■ **EXERCISE GOAL**
Tally up how many lines in the listing below contain the string "React", and give only the total.
....................
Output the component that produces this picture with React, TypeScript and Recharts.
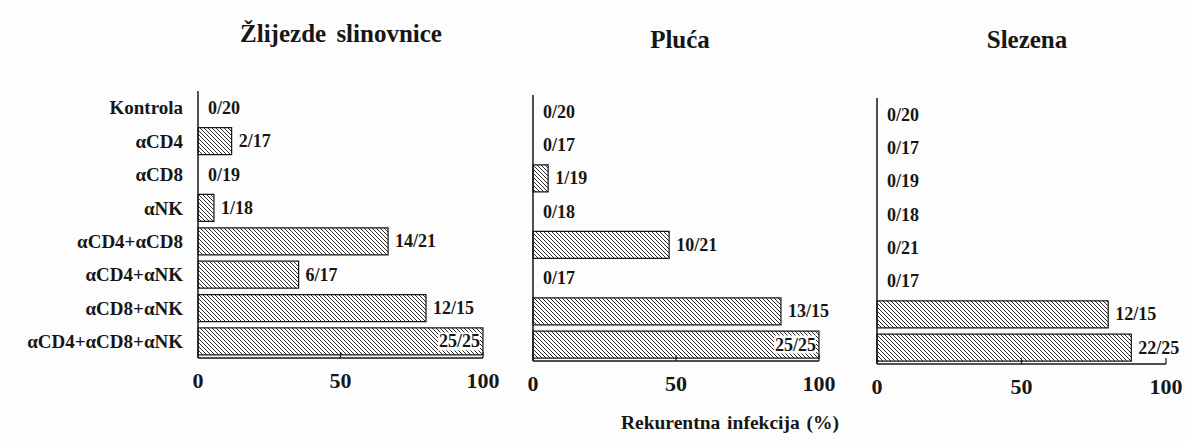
import React from "react";
import { BarChart, Bar, XAxis, YAxis, LabelList, Cell, ReferenceLine } from "recharts";

const groups = [
  "Kontrola",
  "αCD4",
  "αCD8",
  "αNK",
  "αCD4+αCD8",
  "αCD4+αNK",
  "αCD8+αNK",
  "αCD4+αCD8+αNK",
];

const panelTitles = ["Žlijezde slinovnice", "Pluća", "Slezena"];

// % recurrent infection
const salivaryPct = [0, 11.8, 0, 5.6, 66.7, 35.3, 80, 100];
const lungPct = [0, 0, 5.3, 0, 47.6, 0, 86.7, 100];
const spleenPct = [0, 0, 0, 0, 0, 0, 80, 88];

const salivaryLabels = ["0/20", "2/17", "0/19", "1/18", "14/21", "6/17", "12/15", "25/25"];
const lungLabels = ["0/20", "0/17", "1/19", "0/18", "10/21", "0/17", "13/15", "25/25"];
const spleenLabels = ["0/20", "0/17", "0/19", "0/18", "0/21", "0/17", "12/15", "22/25"];

const xTicks = [0, 50, 100];
const axisTitle = "Rekurentna infekcija (%)";

const FONT = '"Liberation Serif", "Times New Roman", serif';
const INK = "#161616";

function buildRows(pct: number[], labels: string[]) {
  return groups.map((name, i) => ({ name, pct: pct[i], label: labels[i] }));
}

const panels = [
  { rows: buildRows(salivaryPct, salivaryLabels), left: 0, width: 520, yWidth: 190, margin: { top: 91, right: 37, bottom: 45, left: 8 } },
  { rows: buildRows(lungPct, lungLabels), left: 500, width: 360, yWidth: 0, margin: { top: 95, right: 41, bottom: 42, left: 33 } },
  { rows: buildRows(spleenPct, spleenLabels), left: 850, width: 335, yWidth: 0, margin: { top: 98, right: 19, bottom: 39, left: 27 } },
];

// count label next to each bar; a full bar carries it inside its end
const renderCount = (props: any) => {
  const { x, y, width, height, value } = props;
  const [n, d] = String(value).split("/");
  const cy = y + height / 2;
  const textProps = {
    dominantBaseline: "central" as const,
    fontFamily: FONT,
    fontWeight: "bold",
    fontSize: 18,
    fill: INK,
  };
  if (n === d) {
    const tx = x + width - 3;
    return (
      <g>
        <rect x={tx - 42} y={cy - 9} width={42} height={18} fill="#fff" />
        <text x={tx} y={cy} textAnchor="end" {...textProps}>
          {value}
        </text>
      </g>
    );
  }
  const tx = n === "0" ? x + 10 : x + width + 7;
  return (
    <text x={tx} y={cy} textAnchor="start" {...textProps}>
      {value}
    </text>
  );
};

function Panel({ p, idx }: { p: (typeof panels)[number]; idx: number }) {
  return (
    <div style={{ position: "absolute", left: p.left, top: 0 }}>
      <BarChart width={p.width} height={443} data={p.rows} layout="vertical" margin={p.margin} barCategoryGap="10%">
        <defs>
          <pattern id={`hatch${idx}`} width="4" height="4" patternUnits="userSpaceOnUse">
            <rect width="4" height="4" fill="#fff" />
            <path d="M0,0 L4,4 M-1,3 L1,5 M3,-1 L5,1" stroke={INK} strokeWidth="0.9" />
          </pattern>
        </defs>
        <XAxis
          type="number"
          domain={[0, 100]}
          ticks={xTicks}
          height={40}
          axisLine={{ stroke: INK, strokeWidth: 1.5 }}
          tickLine={{ stroke: INK, strokeWidth: 1.2 }}
          tickSize={-6}
          tickMargin={20}
          tick={{ fill: INK, fontFamily: FONT, fontWeight: "bold", fontSize: 22 }}
        />
        <YAxis
          type="category"
          dataKey="name"
          width={p.yWidth}
          axisLine={false}
          tickLine={false}
          tickSize={0}
          tickMargin={15}
          tick={idx === 0 ? { fill: INK, fontFamily: FONT, fontWeight: "bold", fontSize: 19 } : false}
        />
        <Bar
          dataKey="pct"
          fill={`url(#hatch${idx})`}
          stroke={INK}
          strokeWidth={1.2}
          minPointSize={1}
          isAnimationActive={false}
        >
          {p.rows.map((r, i) => (
            <Cell key={i} fillOpacity={r.pct === 0 ? 0 : 1} strokeOpacity={r.pct === 0 ? 0 : 1} />
          ))}
          <LabelList dataKey="label" content={renderCount} />
        </Bar>
        <ReferenceLine x={0} stroke={INK} strokeWidth={1.5} />
      </BarChart>
    </div>
  );
}

const titleStyle: React.CSSProperties = {
  position: "absolute",
  transform: "translate(-50%, -50%)",
  fontFamily: FONT,
  fontWeight: "bold",
  fontSize: 25,
  color: INK,
  whiteSpace: "pre",
  wordSpacing: 4,
};

export default function App() {
  return (
    <div style={{ position: "absolute", left: 0, top: 0, width: 1185, height: 443, background: "#fdfdfd", overflow: "hidden" }}>
      {panels.map((p, i) => (
        <Panel key={i} p={p} idx={i} />
      ))}
      <div style={{ ...titleStyle, left: 341, top: 34 }}>{panelTitles[0]}</div>
      <div style={{ ...titleStyle, left: 680, top: 40 }}>{panelTitles[1]}</div>
      <div style={{ ...titleStyle, left: 1027, top: 40 }}>{panelTitles[2]}</div>
      <div style={{ ...titleStyle, left: 730, top: 423, fontSize: 19.5, wordSpacing: 2 }}>{axisTitle}</div>
    </div>
  );
}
....................
■ **ANSWER IN FULL**
3